Friday, November 7, 2014

Square State Suzy Corresponds!

Hi Suzy!

I´m [first name] from [place] and I'm stuying [some program not mine] in the University of [place].This is my first year and i have to do a project from my computing class about a website which includes whatever related to my career so i have chosen the [thingy] programs in [certain] universities so i would like you to waste a little bit of your time(not too much) helping me by sending the [some program not mine] of the university or by reporting me all about my career.I would be so grateful.

Thanks so much and sorry for the inconvenience.


Dear Mr. or Ms. [last name],

All such information can be found on the web site of our university.



  1. Such a disappointing response. The information on your school's website is in paragraph form, not the bullet list that this student needs. Or, if it is a bullet list, then the student requires the information in prose. I thought teachers were supposed to be helpful.

  2. I hate it when I get e-mail that makes me want to respond, "Do your own homework." About 10-15 years ago, when the Internet had only recently entered the mainstream, it was not unusual for teachers to tell their classes to send e-mail to hapless people who had web pages, like me, asking them essentially to do their homework. As the only professional astronomer within 100 miles, I'd sometimes get 20-30 of these at a time from most students in a class. I once made the mistake of replying by telling them to tell their teacher that this isn't a good use of the Internet, and that it'd be much better to show them how to look up references themselves. Jeez Louise, did I catch shit for that! Mercifully, this nonsense appears to have become uncommon, today.

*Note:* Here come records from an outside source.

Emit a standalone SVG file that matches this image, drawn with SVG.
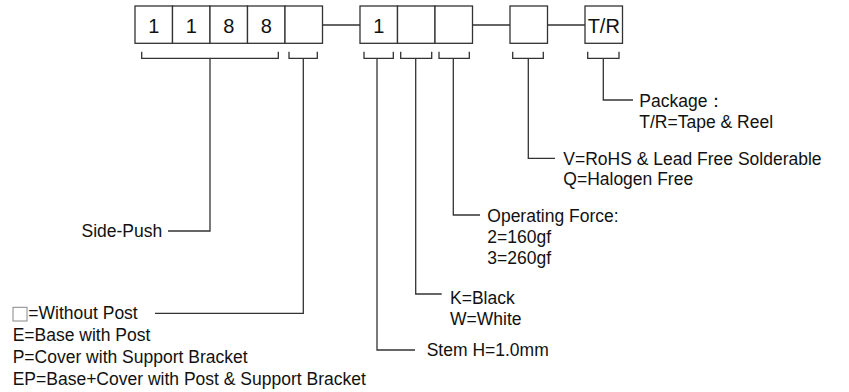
<svg xmlns="http://www.w3.org/2000/svg" width="849" height="392" viewBox="0 0 849 392">
<style>
.box{fill:#fff;stroke:#333;stroke-width:1.3}
.ln{fill:none;stroke:#333;stroke-width:1.3}
.bt{font-family:"Liberation Sans",Arial,sans-serif;font-size:20px;fill:#111;text-anchor:middle}
.lb{font-family:"Liberation Sans",Arial,sans-serif;font-size:17.5px;fill:#111}
</style>
<rect width="849" height="392" fill="#fff"/>
<g id="connectors">
<path class="ln" d="M322.5 25H360M472.5 25H510M547.5 25H585"/>
<path class="ln" d="M141.7 51.7V58.3H278.3V51.7M210 58.3V231H168"/>
<path class="ln" d="M289 51.7V58.3H317.3V51.7M303.3 58.3V313.3H155"/>
<path class="ln" d="M364 51.7V58.3H393.3V51.7M377 58.3V350H415"/>
<path class="ln" d="M400.7 51.7V58.3H431.7V51.7M415.7 58.3V294H441.7"/>
<path class="ln" d="M439 51.7V58.3H469.3V51.7M453.3 58.3V215H480"/>
<path class="ln" d="M512.7 51.7V58.3H543.3V51.7M528.3 58.3V158.3H555"/>
<path class="ln" d="M587.7 51.7V58.3H619V51.7M603.3 58.3V100H633"/>
</g>
<g id="box-1a"><rect class="box" x="135" y="6" width="37.5" height="37.3"/><text class="bt" x="153.75" y="33.3">1</text></g>
<g id="box-1b"><rect class="box" x="172.5" y="6" width="37.5" height="37.3"/><text class="bt" x="191.25" y="33.3">1</text></g>
<g id="box-8a"><rect class="box" x="210" y="6" width="37.5" height="37.3"/><text class="bt" x="228.75" y="33.3">8</text></g>
<g id="box-8b"><rect class="box" x="247.5" y="6" width="37.5" height="37.3"/><text class="bt" x="266.25" y="33.3">8</text></g>
<g id="box-post"><rect class="box" x="285" y="6" width="37.5" height="37.3"/></g>
<g id="box-stem"><rect class="box" x="360" y="6" width="37.5" height="37.3"/><text class="bt" x="378.75" y="33.3">1</text></g>
<g id="box-color"><rect class="box" x="397.5" y="6" width="37.5" height="37.3"/></g>
<g id="box-force"><rect class="box" x="435" y="6" width="37.5" height="37.3"/></g>
<g id="box-rohs"><rect class="box" x="510" y="6" width="37.5" height="37.3"/></g>
<g id="box-pkg"><rect class="box" x="585" y="6" width="37.5" height="37.3"/><text class="bt" x="603.75" y="33.3">T/R</text></g>
<g id="label-sidepush"><text class="lb" x="81.5" y="236.5">Side-Push</text></g>
<g id="label-post">
<rect x="13" y="307.3" width="14" height="13.7" fill="#fff" stroke="#888" stroke-width="1"/>
<text class="lb" x="28.3" y="319.3">=Without Post</text>
<text class="lb" x="12.7" y="341.3">E=Base with Post</text>
<text class="lb" x="12.7" y="363">P=Cover with Support Bracket</text>
<text class="lb" x="12.7" y="384.8">EP=Base+Cover with Post &amp; Support Bracket</text>
</g>
<g id="label-stem"><text class="lb" x="426.7" y="355.5">Stem H=1.0mm</text></g>
<g id="label-color"><text class="lb" x="450" y="303.5">K=Black</text><text class="lb" x="450" y="325">W=White</text></g>
<g id="label-force"><text class="lb" x="487.3" y="222.3">Operating Force:</text><text class="lb" x="487.3" y="243.3">2=160gf</text><text class="lb" x="487.3" y="264.3">3=260gf</text></g>
<g id="label-rohs"><text class="lb" x="563.3" y="165">V=RoHS &amp; Lead Free Solderable</text><text class="lb" x="563.3" y="184.5">Q=Halogen Free</text></g>
<g id="label-pkg"><text class="lb" x="639.3" y="106.7">Package：</text><text class="lb" x="639.3" y="128">T/R=Tape &amp; Reel</text></g>
</svg>
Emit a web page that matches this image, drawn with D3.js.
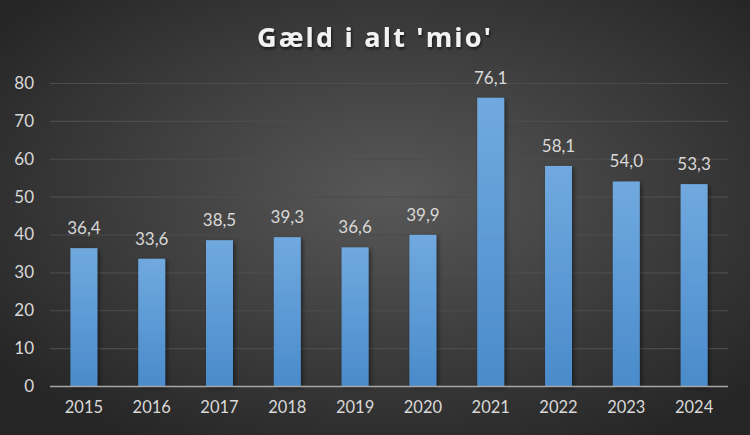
<!DOCTYPE html>
<html><head><meta charset="utf-8">
<script src="https://cdn.jsdelivr.net/npm/d3@7"></script>
<style>html,body{margin:0;padding:0;background:#2a2a2a;}svg{display:block;}</style>
</head><body>
<script>
const categories = ["2015","2016","2017","2018","2019","2020","2021","2022","2023","2024"];
const values = [36.4,33.6,38.5,39.3,36.6,39.9,76.1,58.1,54.0,53.3];
const yTicks = [0,10,20,30,40,50,60,70,80];
const title = "Gæld i alt 'mio'";

const W = 750, H = 435;
const svg = d3.select("body").append("svg").attr("width", W).attr("height", H);
const defs = svg.append("defs");
const bg = defs.append("radialGradient").attr("id","bg").attr("cx","52%").attr("cy","45%").attr("r","65%");
bg.append("stop").attr("offset","0%").attr("stop-color","#585858");
bg.append("stop").attr("offset","100%").attr("stop-color","#262626");
const bar = defs.append("linearGradient").attr("id","bar").attr("x1",0).attr("y1",0).attr("x2",0).attr("y2",1);
bar.append("stop").attr("offset","0%").attr("stop-color","#70a9df");
bar.append("stop").attr("offset","100%").attr("stop-color","#4a8bcb");
const sh = defs.append("filter").attr("id","sh").attr("x","-30%").attr("y","-30%").attr("width","160%").attr("height","160%");
sh.append("feDropShadow").attr("dx",2).attr("dy",2).attr("stdDeviation",2).attr("flood-color","#000").attr("flood-opacity",0.45);
const tsh = defs.append("filter").attr("id","tsh");
tsh.append("feDropShadow").attr("dx",1).attr("dy",2).attr("stdDeviation",1.5).attr("flood-color","#000").attr("flood-opacity",0.6);

svg.append("rect").attr("width",W).attr("height",H).attr("fill","url(#bg)");

const x = d3.scaleBand().domain(categories).range([50,728]).paddingInner(0.602).paddingOuter(0.301);
const y = d3.scaleLinear().domain([0,80]).range([386,83]);

const font = "Lato, 'Open Sans', sans-serif";

svg.append("text").attr("x",375).attr("y",47).attr("text-anchor","middle")
  .attr("fill","#f2f2f2").attr("font-family","'Open Sans', sans-serif").attr("font-weight","bold")
  .attr("font-size",27).attr("letter-spacing",2.2).attr("filter","url(#tsh)").text(title);

// grid
svg.append("g").selectAll("line").data(yTicks.filter(d=>d>0)).join("line")
  .attr("x1",50).attr("x2",728).attr("y1",d=>y(d)+0.5).attr("y2",d=>y(d)+0.5)
  .attr("stroke","#4c4c4c").attr("stroke-width",1.2);

// y axis
const ya = svg.append("g").attr("transform","translate(50,0)")
  .call(d3.axisLeft(y).tickValues(yTicks).tickSize(0).tickPadding(16));
ya.select(".domain").remove();
ya.selectAll("text").attr("fill","#d9d9d9").attr("font-family",font).attr("font-size",17);

// bars
svg.append("g").selectAll("rect").data(values).join("rect")
  .attr("x",(d,i)=>x(categories[i])).attr("width",x.bandwidth())
  .attr("y",d=>y(d)).attr("height",d=>y(0)-y(d))
  .attr("fill","url(#bar)").attr("filter","url(#sh)");

// baseline
svg.append("line").attr("x1",50).attr("x2",728).attr("y1",y(0)+0.5).attr("y2",y(0)+0.5)
  .attr("stroke","#a6a6a6").attr("stroke-width",1.5);

// x axis
const xa = svg.append("g").attr("transform",`translate(0,${y(0)})`)
  .call(d3.axisBottom(x).tickSize(0).tickPadding(15));
xa.select(".domain").remove();
xa.selectAll("text").attr("fill","#d9d9d9").attr("font-family",font).attr("font-size",16.5);

// value labels
const fmt = v => v.toFixed(1).replace(".",",");
svg.append("g").selectAll("text").data(values).join("text")
  .attr("x",(d,i)=>x(categories[i])+x.bandwidth()/2).attr("y",d=>y(d)-14)
  .attr("text-anchor","middle").attr("fill","#d9d9d9").attr("font-family",font).attr("font-size",17)
  .text(fmt);
</script>
</body></html>
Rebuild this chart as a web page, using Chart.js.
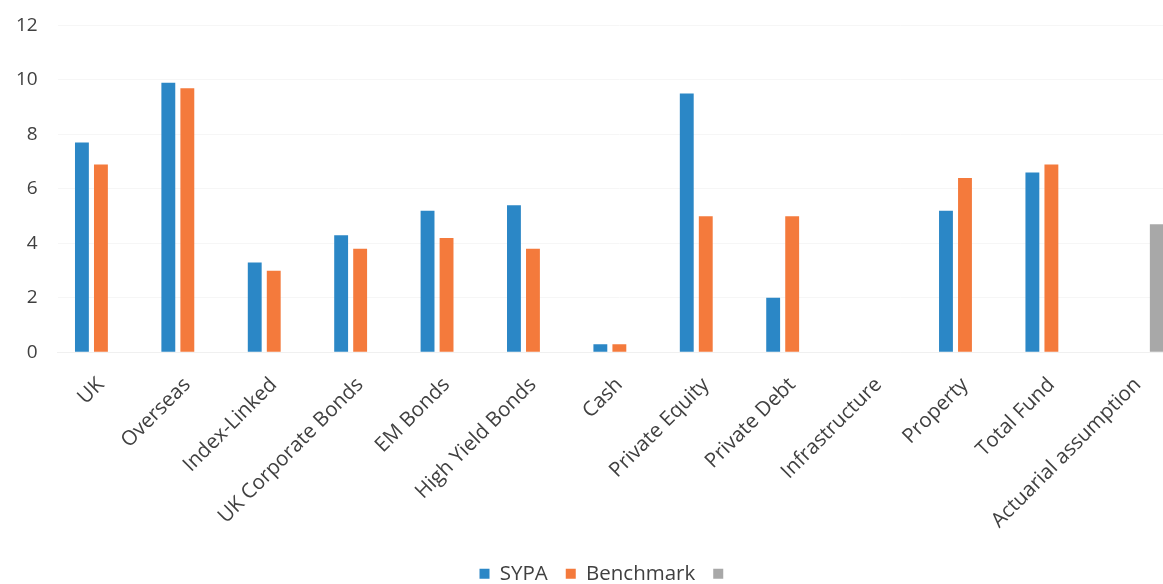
<!DOCTYPE html>
<html>
<head>
<meta charset="utf-8">
<script src="https://cdn.jsdelivr.net/npm/chart.js@4"></script>
<style>
  html, body { margin: 0; padding: 0; background: #fff; overflow: hidden; }
  #wrap { width: 1189px; height: 594px; margin-left: -4px; position: relative; }
</style>
</head>
<body>
<div id="wrap"><canvas id="returns-chart"></canvas></div>
<script>
var categories = ["UK", "Overseas", "Index-Linked", "UK Corporate Bonds", "EM Bonds",
    "High Yield Bonds", "Cash", "Private Equity", "Private Debt", "Infrastructure",
    "Property", "Total Fund", "Actuarial assumption"];
var sypa = [7.7, 9.9, 3.3, 4.3, 5.2, 5.4, 0.3, 9.5, 2.0, null, 5.2, 6.6, null];
var benchmark = [6.9, 9.7, 3.0, 3.8, 4.2, 3.8, 0.3, 5.0, 5.0, null, 6.4, 6.9, null];
var actuarial = [null, null, null, null, null, null, null, null, null, null, null, null, 4.7];

var fontFamily = "'Open Sans', 'Noto Sans', sans-serif";
var textColor = "#404040";

// the original legend sits a little right of centre (chart was cropped on the right)
var legendShift = {
    id: "legendShift",
    afterLayout: function (chart) {
        chart.legend.left += 18;
        chart.legend.right += 18;
    },
};

var chartCanvas = document.getElementById("returns-chart");

var returnsChart = new Chart(chartCanvas, {
    type: "bar",
    data: {
        labels: categories,
        datasets: [
            { label: "SYPA", data: sypa, backgroundColor: "#2b87c6" },
            { label: "Benchmark", data: benchmark, backgroundColor: "#f47a3c" },
            { label: "", data: actuarial, backgroundColor: "#a8a8a8" },
        ],
    },
    plugins: [legendShift],
    options: {
        responsive: true,
        maintainAspectRatio: false,
        animation: false,
        datasets: {
            bar: {
                categoryPercentage: 0.66,
                barPercentage: 0.73,
            },
        },
        layout: {
            padding: { top: 25.5, left: 0, right: 4, bottom: 0 },
        },
        plugins: {
            tooltip: { enabled: false },
            legend: {
                display: true,
                position: "bottom",
                labels: {
                    boxWidth: 10,
                    boxHeight: 10,
                    padding: 18,
                    color: textColor,
                    font: { family: fontFamily, size: 20.5 },
                },
            },
        },
        scales: {
            x: {
                grid: { display: false },
                border: { display: true, color: "#f0f0f0" },
                ticks: {
                    minRotation: 45,
                    maxRotation: 45,
                    autoSkip: false,
                    color: textColor,
                    padding: 12.5,
                    font: { family: fontFamily, size: 20.5 },
                },
            },
            y: {
                min: 0,
                max: 12,
                grid: { color: "#f6f6f6", drawTicks: false },
                border: { display: false },
                ticks: {
                    stepSize: 2,
                    padding: 20,
                    color: textColor,
                    font: { family: fontFamily, size: 19 },
                },
                afterFit: function (axis) {
                    axis.paddingTop = 0;
                },
            },
        },
    },
});
</script>
</body>
</html>
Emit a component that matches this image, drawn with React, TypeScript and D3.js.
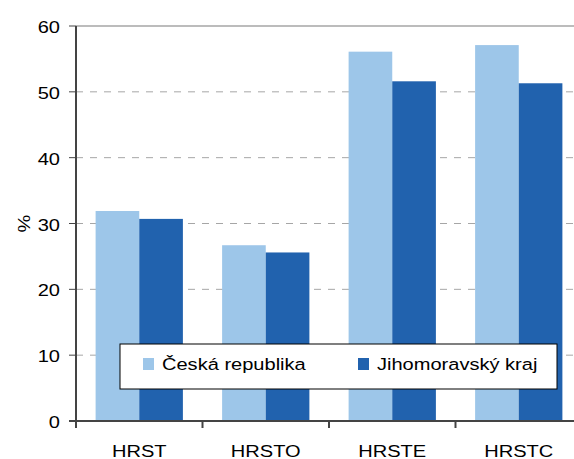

  3. This reminds me of what I often encountered in some of my lectures. I'd often be asked for, say, a yield point of a certain metal or the density of a certain material. That in itself wasn't a problem, but their textbooks often had that information in the back in an appendix.

    Guess what my answer was? That's right: "Look in the book." Why not? They paid for the book that has that information, so why not make use of it? Besides, once they got into industry, they would have had to look up stuff like that in reference texts or company standards.

    Guess what their reaction was? That's right: "Waaaaaaah! Can't you just tell us?"

    Guess who got raked over the coals in his evaluations for not being "helpful"? Guess who got the same treatment for "not using the textbook properly"? Guess what was used as evidence that this person was a *bad* instructor?

    It's a wonder I didn't develop a drinking problem while I was teaching.

  4. Dear [Last Name],

    Since your project is about a website, it would be good if you began at a website, rather than email. If that doesn't work, Gopher, Archie, and Veronica are your friends.

  5. I teach writing in the disciplines, so, not surprisingly, I include an assignment that guides students through the process of learning something about their discipline, how it works, and what sort of writing is commonly generated by its practitioners. There are questions to answer, and very detailed directions for finding the answers, none of which involve talking to or emailing other proffies (because everybody has to take the course I teach, and if even a few of the sections receive an assignment that involves direct contact with proffies, the proffies get -- understandably -- overwhelmed, and start complaining to the director of the writing program, who politely but firmly complains back to us). The assignment does, however, involve choosing one or two specific proffies to investigate, using published sources such as faculty bios, journal articles, and the like. Every semester, at least one student (out of about 90, so not so bad, but enough to generate a lot of the sort of emails Suzie received if multiplied over the number of sections and similar courses taught) complains that (s)he can't do the assignment because (s)he just transferred in and doesn't know any proffies, and/or starts sending emails/buttonholing professors after class to ask questions even though there's no mention on the assignment of doing that. Maybe I should tell them *not* to bother "their" proffies, but I've found that any statement that includes "not" in an assignment invariably gets turned into a "do" by at least one student, so I think that would leave me more or less where I am now.